The redemption and creation of ETFs are not limited to those of mutual funds. The number of units increases when the investor deposits shares to create ETF units. Similarly, when the investor redeems units, the number of shares decreases. ETF units are continuously created and redeployed as investors buy and sell them during the day on the exchange. If the NAV of the underlying securities of the ETF is higher than the index, the investor may redeem the units to the Sponsor (the company that issued the ETF) for a profit.  

Read more about Mutual Fund Redemption

ETF or Mutual Fund: Which Is Right for You?

Deciding to invest in ETFs or mutual funds depends on individual preferences and investment goals. ETFs offer flexibility, low costs, and real-time trading on exchanges, making them suitable for active traders and those seeking specific market exposure. Mutual funds offer investors exposure to a professionally managed, diversified portfolio with reinvestment options, making them suitable for long-term wealth creation.  
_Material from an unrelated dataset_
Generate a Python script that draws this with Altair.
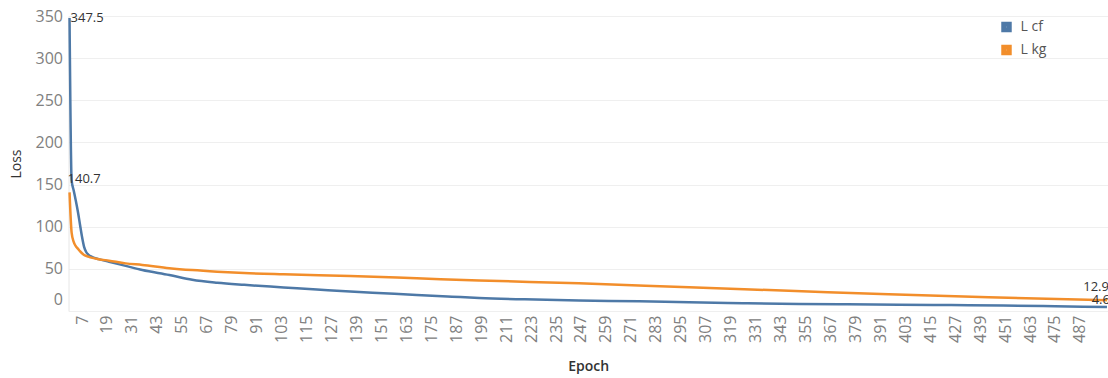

While investing in either an ETF or mutual fund, you must consider the following parameters. 

  • Investment strategy 
  • Risk tolerance
  • Liquidity needs 
  • Fees 

You must consult a financial advisor who can assess your unique circumstances and help determine which investment vehicle aligns best with your objectives.

Final words

Mutual funds and ETFs, both, need careful consideration with respect to your investment goals, objectives, and liquidity needs. ETFs are suitable if you seek active participation in the stock market. These are highly liquid and can be used for short-term gains. Mutual funds are more suitable for generating long-term returns. However, consult your financial advisor before making a decision.


Which is a better investment: mutual funds or ETFs?

Investment is a personal decision taken based on your investment requirements, risk tolerance, and long and short-term financial goals. ETFs are more suitable for active investors who want to capitalise on the changing ETF NAV values. Mutual funds, on the other hand, help with long-term capital generation. 

Which is riskier: mutual funds or ETFs?

ETFs usually carry more risks because they are traded on an exchange. The value of the ETF changes with the changes in index value, meaning if the market dips, the price of the ETF will also decline in a short period of time.

How are ETFs taxed in India?

Tax on ETFs depends on the type of income and the nature of the underlying asset. 


Dividend income tax – Income from dividends is taxed as per the investor’s income tax slab rate.


Capital gain tax – In the case of capital gains, the taxation is different for equity and other ETFs, as follows: 

  • On equity
  • For equity ETFs short-term capital gains for a holding period of less than one year, a 15% flat tax rate is applied.
  • For long-term gains for a holding of more than 12 months, a 10% tax applies on capital gains generated over Rs. 1 lakh. No indexation benefits are offered.

  • On debt, gold, and other ETFs
  • The short-term capital gain for a holding period of less than 3 years is taxed as per the income tax slab rate of the investor.
  • For a holding period of more than 3 years, long-term capital gain tax is 20% with indexation.

What is the minimum investment amount for ETFs?

There is no minimum investment amount. The minimum amount will depend on the price of the ETF plus any commissions and charges. 

Where can I buy ETFs?

ETFs trade in the stock market like stocks. You can place a purchase request through your broker.